Start of Data lines

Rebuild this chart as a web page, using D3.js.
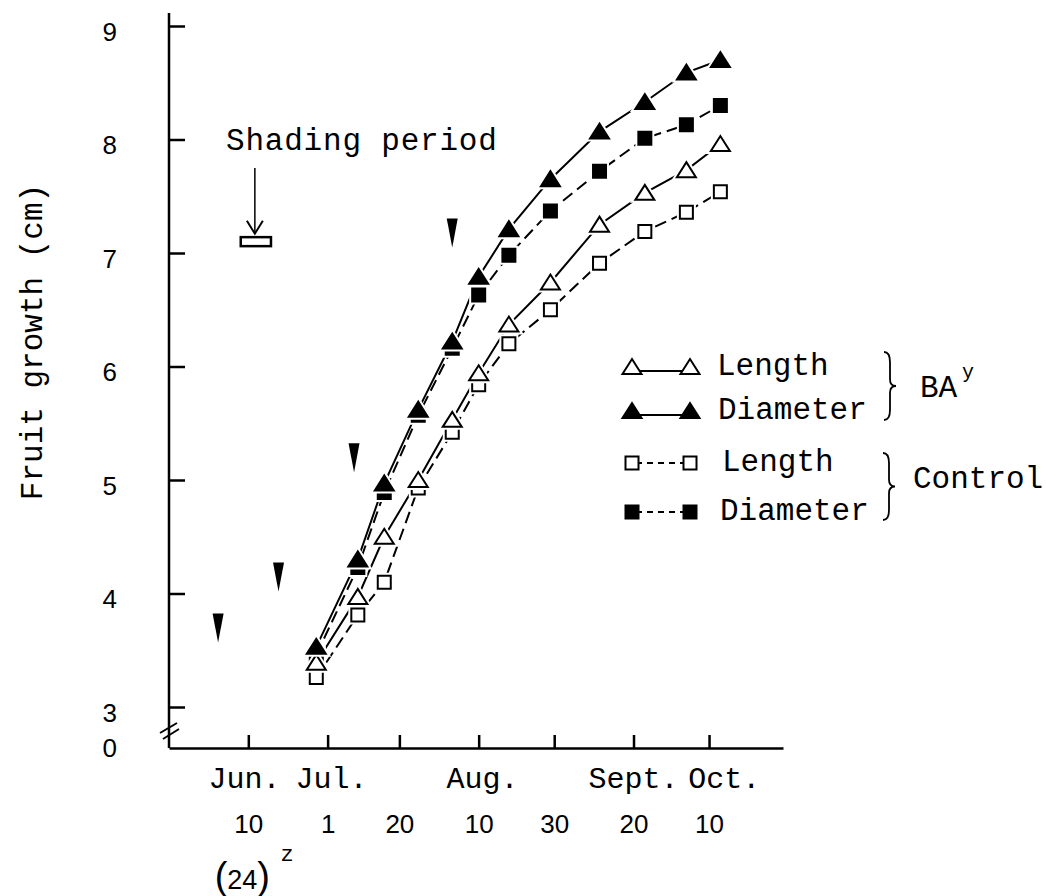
<!DOCTYPE html>
<html>
<head>
<meta charset="utf-8">
<script src="https://cdn.jsdelivr.net/npm/d3@7"></script>
<style>
  body { margin: 0; background: #fff; }
  svg { display: block; }
  .mono { font-family: "Liberation Mono", "Courier New", monospace; }
  .sans { font-family: "Liberation Sans", Arial, sans-serif; }
</style>
</head>
<body>
<div id="chart"></div>
<script>
// ---- data ----
const sampleDates = ['1985-06-28','1985-07-09','1985-07-16','1985-07-25','1985-08-03','1985-08-10',
                     '1985-08-18','1985-08-29','1985-09-11','1985-09-23','1985-10-04','1985-10-13'];
const baLength    = [3.39, 3.97, 4.50, 5.00, 5.53, 5.94, 6.37, 6.74, 7.25, 7.53, 7.73, 7.96];
const baDiameter  = [3.53, 4.30, 4.97, 5.62, 6.22, 6.79, 7.21, 7.65, 8.07, 8.33, 8.59, 8.70];
const ctlLength   = [3.26, 3.81, 4.10, 4.93, 5.42, 5.84, 6.20, 6.50, 6.91, 7.19, 7.36, 7.54];
const ctlDiameter = [3.46, 4.23, 4.89, 5.57, 6.16, 6.63, 6.98, 7.37, 7.72, 8.01, 8.13, 8.30];

const tickDates  = ['1985-06-10','1985-07-01','1985-07-20','1985-08-10','1985-08-30','1985-09-20','1985-10-10'];
const tickLabels = ['10','1','20','10','30','20','10'];
const monthNames = ['Jun.','Jul.','Aug.','Sept.','Oct.'];
const monthDates = ['1985-06-09','1985-07-02','1985-08-11','1985-09-20','1985-10-14'];
const yTicks = [3, 4, 5, 6, 7, 8, 9];

// black arrowheads (treatment dates)
const treatDates  = ['1985-06-02','1985-06-18','1985-07-08','1985-08-03'];
const treatValues = [3.70, 4.15, 5.20, 7.18];

// shading period bar
const shadingDates = ['1985-06-08','1985-06-16'];
const shadingLevel = 7.1;

// ---- layout ----
const W = 1046, H = 896;
const parse = d3.utcParse('%Y-%m-%d');

const x = d3.scaleUtc()
  .domain([parse('1985-05-20'), new Date(Date.UTC(1985, 9, 29, 14))])
  .range([169, 783]);
const y = d3.scaleLinear().domain([3, 9]).range([707, 26]);

const svg = d3.select('#chart').append('svg')
  .attr('width', W).attr('height', H);

// y axis
svg.append('line')
  .attr('x1', 169).attr('x2', 169).attr('y1', 13).attr('y2', 748)
  .attr('stroke', '#000').attr('stroke-width', 2.5);

const yAxisG = svg.append('g')
  .attr('transform', 'translate(169,0)')
  .call(d3.axisLeft(y).tickValues(yTicks).tickFormat(d3.format('d'))
    .tickSizeInner(-16).tickSizeOuter(0).tickPadding(52));
yAxisG.select('.domain').remove();
yAxisG.selectAll('line').attr('stroke', '#000').attr('stroke-width', 2.5);
yAxisG.selectAll('text')
  .attr('class', 'sans').attr('font-size', 26).attr('fill', '#000')
  .attr('dy', '0.55em');

// the "0" at the origin
svg.append('text').attr('class', 'sans')
  .attr('x', 117).attr('y', 748).attr('dy', '0.36em')
  .attr('text-anchor', 'end').attr('font-size', 26).text('0');

// axis break marks
[[160, 733, 177, 723], [163, 739, 179, 729]].forEach(b => {
  svg.append('line')
    .attr('x1', b[0]).attr('y1', b[1]).attr('x2', b[2]).attr('y2', b[3])
    .attr('stroke', '#000').attr('stroke-width', 2);
});

// x axis
const xAxisG = svg.append('g')
  .attr('transform', 'translate(0,748)')
  .call(d3.axisBottom(x)
    .tickValues(tickDates.map(parse))
    .tickSizeInner(-13).tickSizeOuter(0).tickPadding(67)
    .tickFormat((d, i) => tickLabels[i]));
xAxisG.select('.domain').attr('stroke', '#000').attr('stroke-width', 2.5);
xAxisG.selectAll('line').attr('stroke', '#000').attr('stroke-width', 2.5);
xAxisG.selectAll('text').attr('class', 'sans').attr('font-size', 26).attr('fill', '#000');

// month labels
svg.selectAll('.month').data(monthNames).enter().append('text')
  .attr('class', 'mono month')
  .attr('x', (d, i) => x(parse(monthDates[i])))
  .attr('y', 788)
  .attr('text-anchor', 'middle')
  .attr('font-size', 30)
  .text(d => d);

// (24)^z under first tick
const note = svg.append('text').attr('class', 'sans')
  .attr('x', x(parse(tickDates[0])) - 6).attr('y', 889)
  .attr('text-anchor', 'middle').attr('font-size', 27);
note.append('tspan').attr('font-size', 38).attr('font-weight', 300).text('(');
note.append('tspan').text('24');
note.append('tspan').attr('font-size', 38).attr('font-weight', 300).text(')');
svg.append('text').attr('class', 'mono')
  .attr('x', 287).attr('y', 861)
  .attr('text-anchor', 'middle').attr('font-size', 22)
  .text('z');

// y axis title
svg.append('text').attr('class', 'mono')
  .attr('transform', 'translate(42,342) rotate(-90)')
  .attr('text-anchor', 'middle').attr('font-size', 31)
  .text('Fruit growth (cm)');

// ---- markers ----
function markerPath(shape) {
  if (shape === 'tri') return 'M-9.5,7L9.5,7L0,-8Z';
  return 'M-6.5,-6.5H6.5V6.5H-6.5Z';
}

const series = [
  { values: ctlLength,   shape: 'sq',  filled: false, dash: '12,6' },
  { values: ctlDiameter, shape: 'sq',  filled: true,  dash: '12,6' },
  { values: baLength,    shape: 'tri', filled: false, dash: null },
  { values: baDiameter,  shape: 'tri', filled: true,  dash: null }
];

const line = d3.line()
  .x(d => x(d.date))
  .y(d => y(d.v));

series.forEach(s => {
  s.points = s.values.map((v, i) => ({ date: parse(sampleDates[i]), v }));
  svg.append('path')
    .datum(s.points)
    .attr('d', line)
    .attr('fill', 'none')
    .attr('stroke', '#000')
    .attr('stroke-width', 2)
    .attr('stroke-dasharray', s.dash);
});

series.forEach(s => {
  const g = svg.append('g');
  g.selectAll('.halo').data(s.points).enter().append('path')
    .attr('transform', d => `translate(${x(d.date)},${y(d.v)})`)
    .attr('d', markerPath(s.shape))
    .attr('fill', '#fff').attr('stroke', '#fff').attr('stroke-width', 6);
  g.selectAll('.mk').data(s.points).enter().append('path')
    .attr('transform', d => `translate(${x(d.date)},${y(d.v)})`)
    .attr('d', markerPath(s.shape))
    .attr('fill', s.filled ? '#000' : '#fff')
    .attr('stroke', '#000').attr('stroke-width', 2)
    .attr('stroke-linejoin', 'miter');
});

// treatment arrowheads
svg.selectAll('.treat').data(treatValues).enter().append('path')
  .attr('transform', (d, i) => `translate(${x(parse(treatDates[i]))},${y(d)})`)
  .attr('d', 'M-5.5,-14L5.5,-14L0,15Z')
  .attr('fill', '#000');

// shading period
const sx0 = x(parse(shadingDates[0])), sx1 = x(parse(shadingDates[1]));
const sy = y(shadingLevel);
svg.append('rect')
  .attr('x', sx0).attr('y', sy - 4.5)
  .attr('width', sx1 - sx0).attr('height', 9)
  .attr('fill', '#fff').attr('stroke', '#000').attr('stroke-width', 2.5);
const ax = (sx0 + sx1) / 2 - 1;
svg.append('line')
  .attr('x1', ax).attr('x2', ax).attr('y1', 168).attr('y2', sy - 8)
  .attr('stroke', '#000').attr('stroke-width', 1.5);
svg.append('path')
  .attr('d', `M${ax - 8},${sy - 21}L${ax},${sy - 8}L${ax + 8},${sy - 21}`)
  .attr('fill', 'none').attr('stroke', '#000').attr('stroke-width', 2);
svg.append('text').attr('class', 'mono')
  .attr('x', 226).attr('y', 150).attr('font-size', 31)
  .attr('letter-spacing', 0.8)
  .text('Shading period');

// ---- legend ----
const legendRows = [
  { s: series[2], y: 367, text: 'Length',   tx: 717 },
  { s: series[3], y: 411, text: 'Diameter', tx: 718 },
  { s: series[0], y: 463, text: 'Length',   tx: 722 },
  { s: series[1], y: 512, text: 'Diameter', tx: 720 }
];
legendRows.forEach(r => {
  const g = svg.append('g');
  const ly = r.y + (r.s.shape === 'tri' ? 4 : 0);
  g.append('line')
    .attr('x1', 636).attr('x2', 686).attr('y1', ly).attr('y2', ly)
    .attr('stroke', '#000').attr('stroke-width', 2)
    .attr('stroke-dasharray', r.s.dash ? '6,5' : null);
  [632, 690].forEach(px => {
    g.append('path')
      .attr('transform', `translate(${px},${r.y})`)
      .attr('d', markerPath(r.s.shape))
      .attr('fill', r.s.filled ? '#000' : '#fff')
      .attr('stroke', '#000').attr('stroke-width', 2);
  });
  g.append('text').attr('class', 'mono')
    .attr('x', r.tx).attr('y', r.y + 8).attr('font-size', 31)
    .text(r.text);
});

function brace(x0, y0, y1, w) {
  const ym = (y0 + y1) / 2, h = y1 - y0, xm = x0 + w / 2;
  return `M${x0},${y0}Q${xm},${y0} ${xm},${y0 + h * 0.15}` +
         `L${xm},${ym - h * 0.1}Q${xm},${ym} ${x0 + w},${ym}` +
         `Q${xm},${ym} ${xm},${ym + h * 0.1}` +
         `L${xm},${y1 - h * 0.15}Q${xm},${y1} ${x0},${y1}`;
}
svg.append('path').attr('d', brace(884, 352, 420, 12))
  .attr('fill', 'none').attr('stroke', '#000').attr('stroke-width', 1.8);
svg.append('path').attr('d', brace(883, 453, 520, 12))
  .attr('fill', 'none').attr('stroke', '#000').attr('stroke-width', 1.8);

svg.append('text').attr('class', 'mono')
  .attr('x', 920).attr('y', 397).attr('font-size', 31).text('BA');
svg.append('text').attr('class', 'mono')
  .attr('x', 962).attr('y', 378).attr('font-size', 20).text('y');
svg.append('text').attr('class', 'mono')
  .attr('x', 913).attr('y', 488).attr('font-size', 31).text('Control');
</script>
</body>
</html>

End of Data lines

- [Goal]:
Restate exactly, please, only the lines between the start of the data and the line containing "8.01, 8.13, 8.30];", both ends included, skipping the pictures.

- [Answer to this exercise]:
Rebuild this chart as a web page, using D3.js.
<!DOCTYPE html>
<html>
<head>
<meta charset="utf-8">
<script src="https://cdn.jsdelivr.net/npm/d3@7"></script>
<style>
  body { margin: 0; background: #fff; }
  svg { display: block; }
  .mono { font-family: "Liberation Mono", "Courier New", monospace; }
  .sans { font-family: "Liberation Sans", Arial, sans-serif; }
</style>
</head>
<body>
<div id="chart"></div>
<script>
// ---- data ----
const sampleDates = ['1985-06-28','1985-07-09','1985-07-16','1985-07-25','1985-08-03','1985-08-10',
                     '1985-08-18','1985-08-29','1985-09-11','1985-09-23','1985-10-04','1985-10-13'];
const baLength    = [3.39, 3.97, 4.50, 5.00, 5.53, 5.94, 6.37, 6.74, 7.25, 7.53, 7.73, 7.96];
const baDiameter  = [3.53, 4.30, 4.97, 5.62, 6.22, 6.79, 7.21, 7.65, 8.07, 8.33, 8.59, 8.70];
const ctlLength   = [3.26, 3.81, 4.10, 4.93, 5.42, 5.84, 6.20, 6.50, 6.91, 7.19, 7.36, 7.54];
const ctlDiameter = [3.46, 4.23, 4.89, 5.57, 6.16, 6.63, 6.98, 7.37, 7.72, 8.01, 8.13, 8.30];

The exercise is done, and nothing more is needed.